El Niño has come and gone, and at least for Texans, it was every bit as powerful as advertised. What’s next? During late spring and early summer, conditions transitioned from El Niño to what is described as a neutral weather pattern (neither El Niño nor La Niña). But weather forecasters expect that to change into La Niña conditions soon.

Before we focus on La Niña, let’s take a look back at El Niño. Since that weather pattern began drenching the state, the Brazos River basin and other parts of the state experienced record rainfall. The good news is that our reservoirs filled up. The bad news is that the area experienced widespread flooding, and in some areas of the lower Brazos basin, it was a level of flooding that shattered previous records.

A multi-year drought was eliminated thanks to El Niño-driven rainfall, but the flooding proved there really can be too much of a good thing.

So how strong are the chances that La Niña is coming? Texas State Climatologist John Nielsen-Gammon says “it’s almost certain” to develop later this year. The bad news is that the multi-year drought that plagued Texas started with a La Niña.

Fortunately, El Niño has given us plenty of water in our reservoirs. The six months from November 2015 through April 2016 was the seventh-wettest stretch of that length in Texas records, which date back to 1895, Nielsen-Gammon said, despite a dry two months to start the year. During that dry stretch, some people referred to El Niño as El Nada or El Busto, but that two-month stretch was merely a respite from the rain that drenched the state throughout the spring.

La Niña conditions in the Brazos basin and throughout Texas typically mean higher chances for drier weather overall. But La Niña conditions also usually mean a more active hurricane season, and forecasters are predicting what could be the busiest hurricane season in four years.

La Niña is the cool phase of the El Nino-Southern Oscillation (ENSO) climate pattern -- a naturally occurring phenomenon that involves fluctuating ocean temperatures in the Pacific. La Niña is the opposite of El Niño, which is the warm phase of the cycle. El Niño is characterized by warmer waters in the central and eastern Pacific Ocean. La Niña features a cooling of those same Pacific waters.

U.S. National Oceanic and Atmospheric Administration climate models indicate there is a 75 percent chance of a La Niña forming by the end of this year (www.climate.gov).

The NOAA website notes there have been 14 La Niña weather patterns since 1950 (and 23 El Niño patterns during that same timeframe). Of those 14 La Niñas, nine immediately followed El Niño years. Two occurred two years after an El Niño, with a neutral year intervening. Two were the second year of a “double dip” La Niña, where sea surface temperatures briefly returned to neutral during the summer before heading back into La Niña territory.

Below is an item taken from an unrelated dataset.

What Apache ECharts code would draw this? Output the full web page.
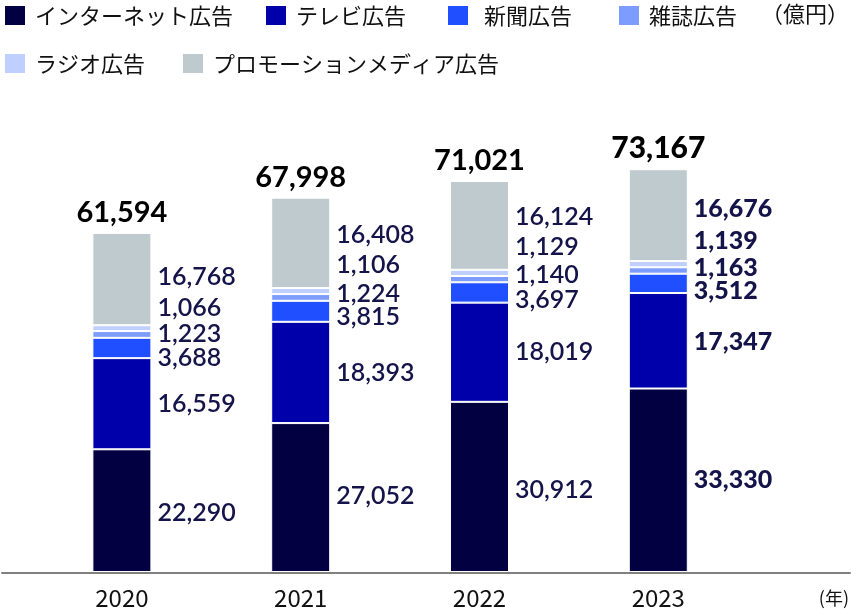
<!DOCTYPE html>
<html><head><meta charset="utf-8">
<script src="https://cdn.jsdelivr.net/npm/echarts@6/dist/echarts.min.js"></script>
<style>html,body{margin:0;padding:0;background:#fff}#c{width:851px;height:610px}</style>
</head><body><div id="c"></div>
<script>
// ---- data ----
const years = ['2020', '2021', '2022', '2023'];
const seriesNames = ['インターネット広告', 'テレビ広告', '新聞広告', '雑誌広告', 'ラジオ広告', 'プロモーションメディア広告'];
const internet = [22290, 27052, 30912, 33330];
const tv = [16559, 18393, 18019, 17347];
const newspaper = [3688, 3815, 3697, 3512];
const magazine = [1223, 1224, 1140, 1163];
const radio = [1066, 1106, 1129, 1139];
const promotion = [16768, 16408, 16124, 16676];
const totals = [61594, 67998, 71021, 73167];
const unitLabel = '（億円）';
const yearUnitLabel = '(年)';

// ---- styles ----
const values = [internet, tv, newspaper, magazine, radio, promotion];
const colors = ['#020040', '#0000aa', '#1f4fff', '#7d9cff', '#bfcfff', '#bfcacf'];
const labelDy = [[2, -2, 3, 0], [0, 0, 0, 1], [10, 6, 7, 8], [-1, -4, -4, -3], [-20, -26, -26, -23], [-2, -8, -8, -6]];
const legendPos = [
  { left: 3, top: 4, pad: 4 }, { left: 264, top: 4, pad: 4 }, { left: 446, top: 4, pad: 10 },
  { left: 617, top: 4, pad: 4 }, { left: 3, top: 52, pad: 4 }, { left: 181, top: 52, pad: 4 }
];
const CJK = '"Noto Sans CJK JP", sans-serif';
const NUM = 'Lato, "Noto Sans", sans-serif';
const fmt = v => Number(v).toLocaleString('en-US');
const gridBox = { top: 131.6, bottom: 37.5 };

const chart = echarts.init(document.getElementById('c'), null, { renderer: 'canvas' });

const barSeries = seriesNames.map((name, s) => ({
  name, type: 'bar', stack: 'total', barWidth: 59,
  xAxisIndex: 0, yAxisIndex: 0,
  itemStyle: { color: colors[s], borderColor: '#ffffff', borderWidth: 1 },
  label: {
    show: true, position: 'right', distance: 6, color: '#14144a',
    fontSize: 25, fontFamily: NUM, fontWeight: 600,
    formatter: p => fmt(p.value)
  },
  emphasis: { disabled: true },
  data: values[s].map((v, i) => ({
    value: v,
    label: { offset: [0, labelDy[s][i]], fontWeight: i === years.length - 1 ? 900 : 600 }
  }))
}));

const totalSeries = {
  name: 'total', type: 'scatter', symbolSize: 0, xAxisIndex: 0, yAxisIndex: 0, z: 10,
  itemStyle: { color: '#000000', opacity: 1 },
  label: {
    show: true, position: 'top', distance: 6, color: '#000000', opacity: 1,
    fontSize: 29, fontFamily: NUM, fontWeight: 700,
    formatter: p => fmt(p.value)
  },
  emphasis: { disabled: true },
  data: totals.map((v, i) => ({ value: v, label: { fontWeight: i === years.length - 1 ? 900 : 700, fontSize: i === years.length - 1 ? 30 : 29 } }))
};

chart.setOption({
  animation: false,
  backgroundColor: '#ffffff',
  title: [
    { text: unitLabel, right: 2, top: 3, padding: 0, textStyle: { fontFamily: CJK, fontSize: 22, fontWeight: 'normal', color: '#111' } },
    { text: yearUnitLabel, right: 2, top: 589, padding: 0, textStyle: { fontFamily: CJK, fontSize: 18, fontWeight: 'normal', color: '#111' } }
  ],
  legend: seriesNames.map((name, s) => ({
    data: [name], left: legendPos[s].left, top: legendPos[s].top, padding: 0,
    icon: 'rect', itemWidth: 22, itemHeight: 21, selectedMode: false,
    textStyle: { fontFamily: CJK, fontSize: 22, color: '#111', padding: [0, 0, 0, legendPos[s].pad] }
  })),
  grid: [
    { left: 32.5, right: 103.3, top: gridBox.top, bottom: gridBox.bottom },
    { left: 2, right: 1, top: gridBox.top, bottom: gridBox.bottom }
  ],
  xAxis: [
    {
      type: 'category', gridIndex: 0, data: years,
      axisLine: { show: false }, axisTick: { show: false },
      axisLabel: { fontFamily: CJK, fontSize: 24, color: '#111', margin: 14, lineHeight: 24 }
    },
    {
      type: 'value', gridIndex: 1, min: 0, max: 1,
      axisLine: { show: true, onZero: false, lineStyle: { color: '#808080', width: 2 } },
      axisTick: { show: false }, axisLabel: { show: false }, splitLine: { show: false }
    }
  ],
  yAxis: [
    { type: 'value', gridIndex: 0, min: 0, max: 80000, show: false },
    { type: 'value', gridIndex: 1, min: 0, max: 1, show: false }
  ],
  series: [...barSeries, totalSeries]
});
</script>
</body></html>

All La Niña events in the NOAA records have started within two years of an El Niño. (But not all El Niño events are followed by La Niña.) El Niño does not have a similar rule, as several of the 23 El Niños on record have started four or more years after the last La Niña.

La Niña tends to last longer than El Niño, often lingering for back-to-back years. While forecasters are still figuring out the potential impact of a La Niña pattern, the Weather Network notes that, “There does seem to be a correlation between significant patterns … after the pattern swings significantly in one direction - either a strong, sharp peak or a prolonged event - there tends to be a significant counteraction in the opposite direction.

With the (recent) El Niño having matched the overall strength of the strongest pattern in the record books (from 1997-1998), from just a glance at the similar El Niños from the past, it's easy to see how something significant should develop later this year in response.

John Nielsen-Gammon, Texas State Climatologist

Nielsen-Gammon explains it this way: “What that means is that it still seems likely that temperatures will cool enough to reach La Niña territory by late summer or fall. The Climate Prediction Center rates the chances of a La Niña at about 75 percent. By next winter, if La Niña is in place, Texas is likely to experience a warm and dry winter.”

Still, the La Niña pattern is variable.

Each year in a La Niña year is different,” said Nielsen-Gammon said. “Some differences are due to the particular year’s pattern of La Niña Pacific Ocean temperatures, some of it is due to what’s happening in the Atlantic Ocean, and some of it is just the randomness of the weather.


As we wait for the impact of La Niña, the outlook is hazy, but it should get much clearer in the coming months.